Justices of the Supreme Court seem to live longer than most people – as long as orchestra conductors, though no profession waves its arms around or expands its lung capacity less than judges.

I wish some geriatric foundation would go to work to explain the longevity of judges, justices of the Supreme Court especially. I think of Mr Justice Holmes who for his last 50 years took little exercise, read ravenously, thought carefully, wrote exactly, sat on the bench decade after decade and stated his position with sometimes brutal clarity.

At the age of 90 he found that the words he wrote on the page were growing tinier, and more and more illegible. So he wrote a letter to the president, "the condition of my health makes it a duty to break off the affectionate relations of many years and the absorbing interests that have filled my life. The time has come and I bow to the inevitable".

Mr Justice Brennan did not last quite so long. Only four years ago, at the age of 80, he said he was spry and busy and had no thought of resigning. But lately his health has been failing and it was his doctor who said, “Go now”.

Usually a president takes his time in appointing a new man, or woman. There was one woman on the list Mr Bush drew up. But Mr Bush moved within three days and named a judge who had not been on any expert’s list.

The truth is he’d been on the president’s short list in 1986 when Judge Scalia was chosen and again in 1987 when Mr Reagan’s last appointee, Judge Anthony Kennedy, was preferred.

The new man is David Souter, 50 years of age, a federal appeals court judge from the New England state of New Hampshire.
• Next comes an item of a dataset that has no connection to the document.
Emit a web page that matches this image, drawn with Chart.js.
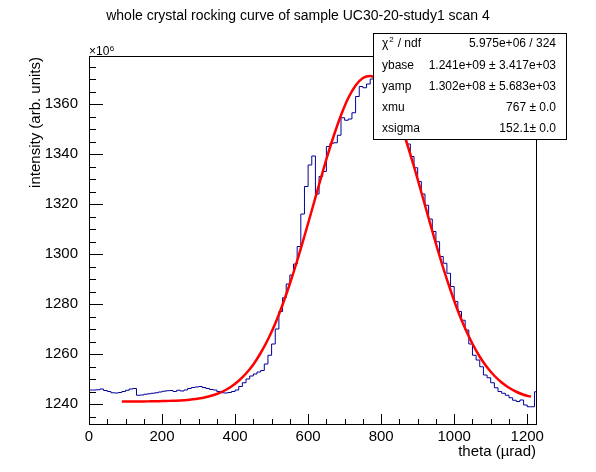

Within 24 hours we know much about his personal life – he’s a bachelor, lives alone in a very modest house in the village, fond of music, Handel in particular, takes the same little old woman to church every Sunday, weighs 130 pounds, 120 of them a friend says, all brain, is unassuming.

Has friends, obviously, among lawyers, doctors, but also among the local farmers, shop keepers. The only outright remark made affectionately however, came from the neighbourhood petrol station man,"Boy, is he thrifty, he’s cheap, he’s run up the state record for frugality".

But what Congress wants to know and in September the senate judiciary committee will find out, is what is his judicial philosophy, and where he stands on the great current issues, one more than most – abortion.

Probably no Americans are more impatient to hear his views on that topic than the two armies which formed their battle lines years ago and are still tilting and charging at each other as if without an early settlement the nation would again come to the verge of a civil war. The people in favour of abortion under almost all circumstances the so called Pro-Choice people, and the people who regard all abortion as murder, the so-called Pro Lifers.

Mr Bush anticipated this inevitable clash and said at once that he had applied no litmus test in choosing his man, he had chosen one who will be a fair arbiter of the law across the range of issues the court faces.

The mere fact of a conservative president choosing a conservative lawyer plunged liberals into premature grief.

Two things we should not forget which stand in the way of any certainty about how Judge Souter will perform on the court. First, the Constitution lets the president name a justice but allows him to sit only with the advice and consent of the Senate.

Until the September hearings are over and the Senate has voted, Mr Bush stays at first base. But secondly, much more important, are the conditions of a justice’s appointment which establishes independence at the start. He’s there for life, he’s not paid by results, he cannot – short of gross or criminal behaviour – be removed, he’s above the political battle.

As old Justice Warren said, “You see things differently on the court.” He certainly was a prime example. President Eisenhower’s confident choice of a Republican country club conservative, and district attorney, an absolutely certain non-rocker of the boat.

Well, he became, through a raft of liberal interpretations, the liberal’s God. Said Eisenhower a few years later, the worst damn fool mistake I ever made.